[START OF Material provided]
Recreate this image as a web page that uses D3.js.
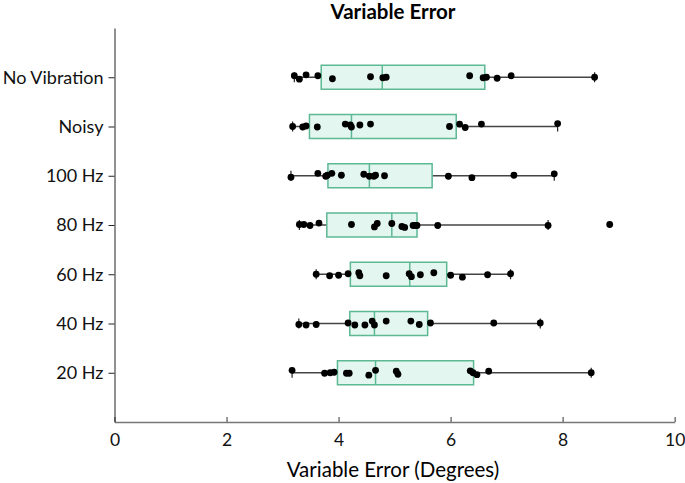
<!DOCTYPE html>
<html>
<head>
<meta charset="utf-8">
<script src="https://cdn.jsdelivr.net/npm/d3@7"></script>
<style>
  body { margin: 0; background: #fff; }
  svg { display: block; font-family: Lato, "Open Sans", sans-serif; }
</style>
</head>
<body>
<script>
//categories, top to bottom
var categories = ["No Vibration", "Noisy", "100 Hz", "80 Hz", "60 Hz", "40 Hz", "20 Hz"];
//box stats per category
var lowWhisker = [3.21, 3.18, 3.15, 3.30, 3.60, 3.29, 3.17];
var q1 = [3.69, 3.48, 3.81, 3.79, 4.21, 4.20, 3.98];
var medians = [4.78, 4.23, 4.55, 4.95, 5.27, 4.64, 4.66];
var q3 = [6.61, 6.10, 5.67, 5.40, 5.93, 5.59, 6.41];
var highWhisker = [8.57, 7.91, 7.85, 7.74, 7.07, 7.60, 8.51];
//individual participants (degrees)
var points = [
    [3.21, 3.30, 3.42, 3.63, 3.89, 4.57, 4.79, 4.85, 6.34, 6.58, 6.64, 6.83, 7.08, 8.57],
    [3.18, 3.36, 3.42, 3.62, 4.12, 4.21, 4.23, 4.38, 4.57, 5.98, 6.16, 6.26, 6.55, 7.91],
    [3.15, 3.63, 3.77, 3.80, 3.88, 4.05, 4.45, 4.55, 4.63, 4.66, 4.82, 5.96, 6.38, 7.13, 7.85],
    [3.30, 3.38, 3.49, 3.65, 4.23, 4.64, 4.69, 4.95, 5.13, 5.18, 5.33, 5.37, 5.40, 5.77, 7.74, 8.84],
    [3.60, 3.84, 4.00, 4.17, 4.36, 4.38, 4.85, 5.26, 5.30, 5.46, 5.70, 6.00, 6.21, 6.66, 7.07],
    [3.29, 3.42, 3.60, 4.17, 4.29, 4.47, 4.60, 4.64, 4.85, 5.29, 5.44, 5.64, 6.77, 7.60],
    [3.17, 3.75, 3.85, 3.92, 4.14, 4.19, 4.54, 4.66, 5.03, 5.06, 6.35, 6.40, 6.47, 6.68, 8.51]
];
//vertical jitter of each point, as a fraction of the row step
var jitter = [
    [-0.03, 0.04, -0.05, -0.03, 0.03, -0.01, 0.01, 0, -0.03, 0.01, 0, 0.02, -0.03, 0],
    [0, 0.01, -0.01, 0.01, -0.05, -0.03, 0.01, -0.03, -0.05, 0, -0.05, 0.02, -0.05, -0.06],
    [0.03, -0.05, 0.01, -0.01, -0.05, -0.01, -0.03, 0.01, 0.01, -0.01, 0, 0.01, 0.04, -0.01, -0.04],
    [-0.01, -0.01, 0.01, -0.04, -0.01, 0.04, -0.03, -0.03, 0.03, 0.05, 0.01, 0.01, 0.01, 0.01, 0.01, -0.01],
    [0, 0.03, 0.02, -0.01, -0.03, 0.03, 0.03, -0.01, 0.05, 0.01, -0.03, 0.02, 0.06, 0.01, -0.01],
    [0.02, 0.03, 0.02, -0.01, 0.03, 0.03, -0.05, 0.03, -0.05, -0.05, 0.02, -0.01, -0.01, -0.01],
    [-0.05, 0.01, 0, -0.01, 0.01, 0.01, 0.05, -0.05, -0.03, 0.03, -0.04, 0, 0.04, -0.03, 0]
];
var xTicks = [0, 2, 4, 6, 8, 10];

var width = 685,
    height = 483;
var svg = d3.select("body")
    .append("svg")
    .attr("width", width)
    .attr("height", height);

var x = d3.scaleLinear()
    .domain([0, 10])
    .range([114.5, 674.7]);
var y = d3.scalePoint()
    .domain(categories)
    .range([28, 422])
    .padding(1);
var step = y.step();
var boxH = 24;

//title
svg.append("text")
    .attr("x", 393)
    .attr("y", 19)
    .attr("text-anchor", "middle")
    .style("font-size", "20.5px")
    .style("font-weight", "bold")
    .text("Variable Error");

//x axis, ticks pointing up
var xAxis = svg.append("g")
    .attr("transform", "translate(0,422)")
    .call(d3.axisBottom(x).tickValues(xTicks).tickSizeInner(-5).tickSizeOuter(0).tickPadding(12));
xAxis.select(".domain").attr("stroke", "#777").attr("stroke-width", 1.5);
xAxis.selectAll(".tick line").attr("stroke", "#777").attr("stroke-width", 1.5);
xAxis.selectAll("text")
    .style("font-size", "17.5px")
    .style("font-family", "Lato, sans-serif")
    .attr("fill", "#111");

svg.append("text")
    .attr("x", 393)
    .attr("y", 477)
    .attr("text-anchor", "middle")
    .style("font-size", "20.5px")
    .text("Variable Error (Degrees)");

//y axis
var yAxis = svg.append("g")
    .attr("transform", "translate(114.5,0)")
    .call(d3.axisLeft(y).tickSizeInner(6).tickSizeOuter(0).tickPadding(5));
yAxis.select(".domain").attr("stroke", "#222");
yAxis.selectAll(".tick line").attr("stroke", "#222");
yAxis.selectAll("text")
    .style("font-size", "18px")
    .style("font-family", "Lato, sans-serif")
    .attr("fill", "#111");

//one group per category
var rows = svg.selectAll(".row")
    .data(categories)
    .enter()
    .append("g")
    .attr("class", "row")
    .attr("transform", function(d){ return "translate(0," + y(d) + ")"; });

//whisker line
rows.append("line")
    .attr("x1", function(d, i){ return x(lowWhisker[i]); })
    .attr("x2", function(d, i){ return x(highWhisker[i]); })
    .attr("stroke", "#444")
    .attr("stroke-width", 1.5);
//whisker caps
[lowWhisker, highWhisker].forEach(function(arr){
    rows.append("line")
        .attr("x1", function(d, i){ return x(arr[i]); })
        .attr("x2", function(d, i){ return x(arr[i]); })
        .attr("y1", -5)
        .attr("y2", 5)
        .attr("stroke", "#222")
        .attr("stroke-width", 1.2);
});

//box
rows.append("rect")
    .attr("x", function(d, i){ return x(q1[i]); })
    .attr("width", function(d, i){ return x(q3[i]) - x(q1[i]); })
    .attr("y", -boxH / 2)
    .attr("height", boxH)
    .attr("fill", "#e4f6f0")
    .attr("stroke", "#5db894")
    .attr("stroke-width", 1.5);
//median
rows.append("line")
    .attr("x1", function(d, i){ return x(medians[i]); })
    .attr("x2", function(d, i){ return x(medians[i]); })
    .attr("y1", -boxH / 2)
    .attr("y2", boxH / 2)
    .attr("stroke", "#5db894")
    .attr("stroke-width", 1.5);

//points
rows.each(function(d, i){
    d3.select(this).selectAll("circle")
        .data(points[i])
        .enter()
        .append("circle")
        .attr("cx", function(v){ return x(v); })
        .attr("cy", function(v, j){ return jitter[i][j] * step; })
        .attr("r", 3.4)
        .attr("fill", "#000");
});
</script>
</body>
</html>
[END OF Material provided]
__Objective__
Pictures are to be left out; repeat all the remaining data exactly.

__Exercise result__
Recreate this image as a web page that uses D3.js.
<!DOCTYPE html>
<html>
<head>
<meta charset="utf-8">
<script src="https://cdn.jsdelivr.net/npm/d3@7"></script>
<style>
  body { margin: 0; background: #fff; }
  svg { display: block; font-family: Lato, "Open Sans", sans-serif; }
</style>
</head>
<body>
<script>
//categories, top to bottom
var categories = ["No Vibration", "Noisy", "100 Hz", "80 Hz", "60 Hz", "40 Hz", "20 Hz"];
//box stats per category
var lowWhisker = [3.21, 3.18, 3.15, 3.30, 3.60, 3.29, 3.17];
var q1 = [3.69, 3.48, 3.81, 3.79, 4.21, 4.20, 3.98];
var medians = [4.78, 4.23, 4.55, 4.95, 5.27, 4.64, 4.66];
var q3 = [6.61, 6.10, 5.67, 5.40, 5.93, 5.59, 6.41];
var highWhisker = [8.57, 7.91, 7.85, 7.74, 7.07, 7.60, 8.51];
//individual participants (degrees)
var points = [
    [3.21, 3.30, 3.42, 3.63, 3.89, 4.57, 4.79, 4.85, 6.34, 6.58, 6.64, 6.83, 7.08, 8.57],
    [3.18, 3.36, 3.42, 3.62, 4.12, 4.21, 4.23, 4.38, 4.57, 5.98, 6.16, 6.26, 6.55, 7.91],
    [3.15, 3.63, 3.77, 3.80, 3.88, 4.05, 4.45, 4.55, 4.63, 4.66, 4.82, 5.96, 6.38, 7.13, 7.85],
    [3.30, 3.38, 3.49, 3.65, 4.23, 4.64, 4.69, 4.95, 5.13, 5.18, 5.33, 5.37, 5.40, 5.77, 7.74, 8.84],
    [3.60, 3.84, 4.00, 4.17, 4.36, 4.38, 4.85, 5.26, 5.30, 5.46, 5.70, 6.00, 6.21, 6.66, 7.07],
    [3.29, 3.42, 3.60, 4.17, 4.29, 4.47, 4.60, 4.64, 4.85, 5.29, 5.44, 5.64, 6.77, 7.60],
    [3.17, 3.75, 3.85, 3.92, 4.14, 4.19, 4.54, 4.66, 5.03, 5.06, 6.35, 6.40, 6.47, 6.68, 8.51]
];
//vertical jitter of each point, as a fraction of the row step
var jitter = [
    [-0.03, 0.04, -0.05, -0.03, 0.03, -0.01, 0.01, 0, -0.03, 0.01, 0, 0.02, -0.03, 0],
    [0, 0.01, -0.01, 0.01, -0.05, -0.03, 0.01, -0.03, -0.05, 0, -0.05, 0.02, -0.05, -0.06],
    [0.03, -0.05, 0.01, -0.01, -0.05, -0.01, -0.03, 0.01, 0.01, -0.01, 0, 0.01, 0.04, -0.01, -0.04],
    [-0.01, -0.01, 0.01, -0.04, -0.01, 0.04, -0.03, -0.03, 0.03, 0.05, 0.01, 0.01, 0.01, 0.01, 0.01, -0.01],
    [0, 0.03, 0.02, -0.01, -0.03, 0.03, 0.03, -0.01, 0.05, 0.01, -0.03, 0.02, 0.06, 0.01, -0.01],
    [0.02, 0.03, 0.02, -0.01, 0.03, 0.03, -0.05, 0.03, -0.05, -0.05, 0.02, -0.01, -0.01, -0.01],
    [-0.05, 0.01, 0, -0.01, 0.01, 0.01, 0.05, -0.05, -0.03, 0.03, -0.04, 0, 0.04, -0.03, 0]
];
var xTicks = [0, 2, 4, 6, 8, 10];

var width = 685,
    height = 483;
var svg = d3.select("body")
    .append("svg")
    .attr("width", width)
    .attr("height", height);

var x = d3.scaleLinear()
    .domain([0, 10])
    .range([114.5, 674.7]);
var y = d3.scalePoint()
    .domain(categories)
    .range([28, 422])
    .padding(1);
var step = y.step();
var boxH = 24;

//title
svg.append("text")
    .attr("x", 393)
    .attr("y", 19)
    .attr("text-anchor", "middle")
    .style("font-size", "20.5px")
    .style("font-weight", "bold")
    .text("Variable Error");

//x axis, ticks pointing up
var xAxis = svg.append("g")
    .attr("transform", "translate(0,422)")
    .call(d3.axisBottom(x).tickValues(xTicks).tickSizeInner(-5).tickSizeOuter(0).tickPadding(12));
xAxis.select(".domain").attr("stroke", "#777").attr("stroke-width", 1.5);
xAxis.selectAll(".tick line").attr("stroke", "#777").attr("stroke-width", 1.5);
xAxis.selectAll("text")
    .style("font-size", "17.5px")
    .style("font-family", "Lato, sans-serif")
    .attr("fill", "#111");

svg.append("text")
    .attr("x", 393)
    .attr("y", 477)
    .attr("text-anchor", "middle")
    .style("font-size", "20.5px")
    .text("Variable Error (Degrees)");

//y axis
var yAxis = svg.append("g")
    .attr("transform", "translate(114.5,0)")
    .call(d3.axisLeft(y).tickSizeInner(6).tickSizeOuter(0).tickPadding(5));
yAxis.select(".domain").attr("stroke", "#222");
yAxis.selectAll(".tick line").attr("stroke", "#222");
yAxis.selectAll("text")
    .style("font-size", "18px")
    .style("font-family", "Lato, sans-serif")
    .attr("fill", "#111");

//one group per category
var rows = svg.selectAll(".row")
    .data(categories)
    .enter()
    .append("g")
    .attr("class", "row")
    .attr("transform", function(d){ return "translate(0," + y(d) + ")"; });

//whisker line
rows.append("line")
    .attr("x1", function(d, i){ return x(lowWhisker[i]); })
    .attr("x2", function(d, i){ return x(highWhisker[i]); })
    .attr("stroke", "#444")
    .attr("stroke-width", 1.5);
//whisker caps
[lowWhisker, highWhisker].forEach(function(arr){
    rows.append("line")
        .attr("x1", function(d, i){ return x(arr[i]); })
        .attr("x2", function(d, i){ return x(arr[i]); })
        .attr("y1", -5)
        .attr("y2", 5)
        .attr("stroke", "#222")
        .attr("stroke-width", 1.2);
});

//box
rows.append("rect")
    .attr("x", function(d, i){ return x(q1[i]); })
    .attr("width", function(d, i){ return x(q3[i]) - x(q1[i]); })
    .attr("y", -boxH / 2)
    .attr("height", boxH)
    .attr("fill", "#e4f6f0")
    .attr("stroke", "#5db894")
    .attr("stroke-width", 1.5);
//median
rows.append("line")
    .attr("x1", function(d, i){ return x(medians[i]); })
    .attr("x2", function(d, i){ return x(medians[i]); })
    .attr("y1", -boxH / 2)
    .attr("y2", boxH / 2)
    .attr("stroke", "#5db894")
    .attr("stroke-width", 1.5);

//points
rows.each(function(d, i){
    d3.select(this).selectAll("circle")
        .data(points[i])
        .enter()
        .append("circle")
        .attr("cx", function(v){ return x(v); })
        .attr("cy", function(v, j){ return jitter[i][j] * step; })
        .attr("r", 3.4)
        .attr("fill", "#000");
});
</script>
</body>
</html>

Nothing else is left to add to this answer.